▶ [COLLECTED MATERIAL]
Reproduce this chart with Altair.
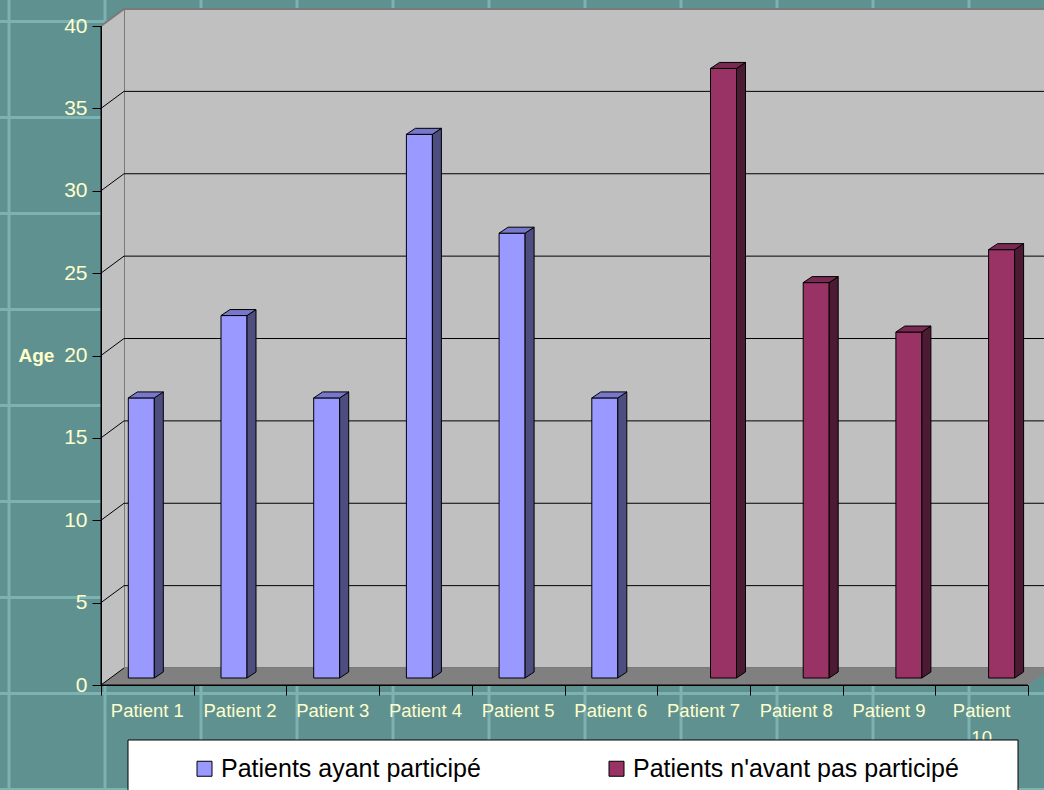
import json
import altair as alt
import pandas as pd

# ---------------- data ----------------
patients = ["Patient 1", "Patient 2", "Patient 3", "Patient 4", "Patient 5",
            "Patient 6", "Patient 7", "Patient 8", "Patient 9", "Patient 10"]
ages = [17, 22, 17, 33, 27, 17, 37, 24, 21, 26]
series_names = ["Patients ayant participé", "Patients n'avant pas participé"]
groups = [series_names[0]] * 6 + [series_names[1]] * 4
y_ticks = [0, 5, 10, 15, 20, 25, 30, 35, 40]
y_max = 40

# ---------------- styles / geometry ----------------
BG = "#5F9191"
PATTERN = "#7DB2B2"
WALL = "#C0C0C0"
FLOOR = "#808080"
EDGE_GRAY = "#7A7A7A"
LABEL = "#FFFFCC"
FRONT = ["#9999FF", "#993366"]
TOP = ["#7777CC", "#7A2952"]
SIDE = ["#4D4D80", "#4D1A33"]
FONT = "Liberation Sans"

CANVAS_W, CANVAS_H = 1044, 790
LEFT, TOPPAD = 101, 26
W, H = 927, 659
n = len(patients)
PX = W / n          # pixels per category unit
PY = H / y_max      # pixels per age unit

WALL_DX, WALL_DY = 23 / PX, 17 / PY
BAR_W = 26 / PX
SLOT = [27.3 / PX, 53.3 / PX]
BAR_DX, BAR_DY = 9 / PX, 6 / PY
BASE = 7 / PY

xs = alt.Scale(domain=[0, n], nice=False, zero=False)
ys = alt.Scale(domain=[0, y_max], nice=False, zero=False)

X_AXIS = alt.Axis(values=list(range(n + 1)), labels=False, title=None,
                  tickSize=10, tickColor="black", domainColor="black",
                  grid=False, zindex=1)
Y_AXIS = alt.Axis(values=y_ticks, labelColor=LABEL, labelFontSize=21,
                  labelFont=FONT, labelPadding=5, tickSize=9,
                  tickColor="black", domainColor="black", grid=False,
                  title="Age", titleAngle=0, titleX=-65, titleY=329,
                  titleAlign="center", titleBaseline="middle",
                  titleFontWeight="bold", titleFontSize=19,
                  titleColor=LABEL, titleFont=FONT, zindex=1)

# ---------------- derived tables ----------------
front_rows, side_rows, top_rows = [], [], []
for i, (p, a, g) in enumerate(zip(patients, ages, groups)):
    s = series_names.index(g)
    x0 = i + SLOT[s]
    x1 = x0 + BAR_W
    y0 = BASE
    y1 = BASE + a
    front_rows.append(dict(patient=p, series=g, age=a, x0=x0, x1=x1, y0=y0, y1=y1))
    side_rows += [dict(bar=p, series=g, x=x1, lo=y0, hi=y1),
                  dict(bar=p, series=g, x=x1 + BAR_DX, lo=y0 + BAR_DY, hi=y1 + BAR_DY)]
    top_rows += [dict(bar=p, series=g, y=y1, l=x0, r=x1),
                 dict(bar=p, series=g, y=y1 + BAR_DY, l=x0 + BAR_DX, r=x1 + BAR_DX)]
front_df = pd.DataFrame(front_rows)
side_df = pd.DataFrame(side_rows)
top_df = pd.DataFrame(top_rows)

label_df = pd.DataFrame({
    "xc": [i + 0.5 for i in range(n)],
    "label": [p.replace(" ", "\n") if len(p) > 9 else p for p in patients],
})

# background pattern (in data units so it passes through the scales)
pat_v = pd.DataFrame({"x": [(9 + 96 * k - LEFT) / PX for k in range(11)]})
pat_h = pd.DataFrame({"y": [(TOPPAD + H - (21.5 + 96 * k)) / PY for k in range(9)]})

back_wall = pd.DataFrame([dict(x=WALL_DX, x2=n + WALL_DX, y=WALL_DY, y2=y_max + WALL_DY)])
left_wall = pd.DataFrame([dict(x=0, lo=0, hi=y_max),
                          dict(x=WALL_DX, lo=WALL_DY, hi=y_max + WALL_DY)])
floor = pd.DataFrame([dict(y=0, l=0, r=n),
                      dict(y=WALL_DY, l=WALL_DX, r=n + WALL_DX)])

black_lines = []
for v in y_ticks[1:-1]:
    black_lines.append(dict(x=WALL_DX, x2=n + WALL_DX, y=v + WALL_DY, y2=v + WALL_DY))
    black_lines.append(dict(x=0, x2=WALL_DX, y=v, y2=v + WALL_DY))
black_lines.append(dict(x=0, x2=WALL_DX, y=0, y2=WALL_DY))
black_lines.append(dict(x=0, x2=n, y=0, y2=0))
black_lines.append(dict(x=0, x2=0, y=0, y2=y_max))
black_df = pd.DataFrame(black_lines)
gray_df = pd.DataFrame([dict(x=0, x2=WALL_DX, y=y_max, y2=y_max + WALL_DY)])

# ---------------- layers ----------------
pv = alt.Chart(pat_v).mark_rule(color=PATTERN, strokeWidth=3).encode(
    x=alt.X("x:Q", scale=xs, axis=X_AXIS),
    y=alt.value(-TOPPAD), y2=alt.value(CANVAS_H - TOPPAD))
ph = alt.Chart(pat_h).mark_rule(color=PATTERN, strokeWidth=3).encode(
    y=alt.Y("y:Q", scale=ys, axis=Y_AXIS),
    x=alt.value(-LEFT), x2=alt.value(CANVAS_W - LEFT))

bw = alt.Chart(back_wall).mark_rect(fill=WALL, stroke=EDGE_GRAY, strokeWidth=2).encode(
    x=alt.X("x:Q", scale=xs, axis=X_AXIS), x2="x2:Q",
    y=alt.Y("y:Q", scale=ys, axis=Y_AXIS), y2="y2:Q")
lw = alt.Chart(left_wall).mark_area(fill=WALL, opacity=1).encode(
    x=alt.X("x:Q", scale=xs, axis=X_AXIS),
    y=alt.Y("lo:Q", scale=ys, axis=Y_AXIS, stack=None), y2="hi:Q")
fl = alt.Chart(floor).mark_area(fill=FLOOR, opacity=1, orient="horizontal").encode(
    y=alt.Y("y:Q", scale=ys, axis=Y_AXIS),
    x=alt.X("l:Q", scale=xs, axis=X_AXIS, stack=None), x2="r:Q")

bl = alt.Chart(black_df).mark_rule(color="black", strokeWidth=1).encode(
    x=alt.X("x:Q", scale=xs, axis=X_AXIS), x2="x2:Q",
    y=alt.Y("y:Q", scale=ys, axis=Y_AXIS), y2="y2:Q")
gl = alt.Chart(gray_df).mark_rule(color=EDGE_GRAY, strokeWidth=2).encode(
    x=alt.X("x:Q", scale=xs, axis=X_AXIS), x2="x2:Q",
    y=alt.Y("y:Q", scale=ys, axis=Y_AXIS), y2="y2:Q")

front = alt.Chart(front_df).mark_rect(stroke="black", strokeWidth=1).encode(
    x=alt.X("x0:Q", scale=xs, axis=X_AXIS),
    x2="x1:Q",
    y=alt.Y("y0:Q", scale=ys, axis=Y_AXIS),
    y2="y1:Q",
    color=alt.Color("series:N",
                    scale=alt.Scale(domain=series_names, range=FRONT),
                    legend=alt.Legend(orient="none", legendX=91, legendY=730,
                                      direction="horizontal", title=None,
                                      symbolType="square", symbolSize=225,
                                      symbolStrokeColor="black", symbolStrokeWidth=1,
                                      symbolOpacity=1,
                                      labelFontSize=25, labelColor="black",
                                      labelFont=FONT, labelLimit=600,
                                      labelOffset=4, columnPadding=123,
                                      padding=0)),
)

side = alt.Chart(side_df).mark_area(stroke="black", strokeWidth=1, opacity=1).encode(
    x=alt.X("x:Q", scale=xs, axis=X_AXIS),
    y=alt.Y("lo:Q", scale=ys, axis=Y_AXIS, stack=None), y2="hi:Q",
    detail="bar:N",
    color=alt.Color("series:N", scale=alt.Scale(domain=series_names, range=SIDE),
                    legend=None),
)
top = alt.Chart(top_df).mark_area(stroke="black", strokeWidth=1, opacity=1,
                                  orient="horizontal").encode(
    y=alt.Y("y:Q", scale=ys, axis=Y_AXIS),
    x=alt.X("l:Q", scale=xs, axis=X_AXIS, stack=None), x2="r:Q",
    detail="bar:N",
    color=alt.Color("series:N", scale=alt.Scale(domain=series_names, range=TOP),
                    legend=None),
)

xlabels = alt.Chart(label_df).mark_text(
    baseline="top", align="center", dy=17, fontSize=18.5, font=FONT,
    color=LABEL, lineBreak="\n", lineHeight=27).encode(
    x=alt.X("xc:Q", scale=xs, axis=X_AXIS),
    y=alt.datum(0, scale=ys, axis=Y_AXIS),
    text="label:N")

legend_box = alt.Chart(pd.DataFrame({"k": [0]})).mark_rect(
    fill="white", stroke="black", strokeWidth=1).encode(
    x=alt.value(128 - LEFT), x2=alt.value(1018 - LEFT),
    y=alt.value(740 - TOPPAD), y2=alt.value(CANVAS_H - TOPPAD + 5))

chart = alt.layer(pv, ph, bw, lw, fl, bl, gl, front, side, top, xlabels,
                  legend_box).resolve_scale(
    color="independent"
).properties(
    width=W, height=H,
    padding={"left": LEFT, "top": TOPPAD, "right": CANVAS_W - LEFT - W,
             "bottom": CANVAS_H - TOPPAD - H},
    autosize=alt.AutoSizeParams(type="none"),
    background=BG,
).configure_view(stroke=None).configure(font=FONT)

chart.save("out.html", embed_options={"renderer": "svg", "actions": False})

▶ [TASK DESCRIPTION] Repeat the lines above, starting at the first and stopping after the line that holds "ys = alt.Scale(domain=[0, y_max], nice=False, zero=False)", with the pictures left out.

▶ [COMPLETE RESPONSE]
Reproduce this chart with Altair.
import json
import altair as alt
import pandas as pd

# ---------------- data ----------------
patients = ["Patient 1", "Patient 2", "Patient 3", "Patient 4", "Patient 5",
            "Patient 6", "Patient 7", "Patient 8", "Patient 9", "Patient 10"]
ages = [17, 22, 17, 33, 27, 17, 37, 24, 21, 26]
series_names = ["Patients ayant participé", "Patients n'avant pas participé"]
groups = [series_names[0]] * 6 + [series_names[1]] * 4
y_ticks = [0, 5, 10, 15, 20, 25, 30, 35, 40]
y_max = 40

# ---------------- styles / geometry ----------------
BG = "#5F9191"
PATTERN = "#7DB2B2"
WALL = "#C0C0C0"
FLOOR = "#808080"
EDGE_GRAY = "#7A7A7A"
LABEL = "#FFFFCC"
FRONT = ["#9999FF", "#993366"]
TOP = ["#7777CC", "#7A2952"]
SIDE = ["#4D4D80", "#4D1A33"]
FONT = "Liberation Sans"

CANVAS_W, CANVAS_H = 1044, 790
LEFT, TOPPAD = 101, 26
W, H = 927, 659
n = len(patients)
PX = W / n          # pixels per category unit
PY = H / y_max      # pixels per age unit

WALL_DX, WALL_DY = 23 / PX, 17 / PY
BAR_W = 26 / PX
SLOT = [27.3 / PX, 53.3 / PX]
BAR_DX, BAR_DY = 9 / PX, 6 / PY
BASE = 7 / PY

xs = alt.Scale(domain=[0, n], nice=False, zero=False)
ys = alt.Scale(domain=[0, y_max], nice=False, zero=False)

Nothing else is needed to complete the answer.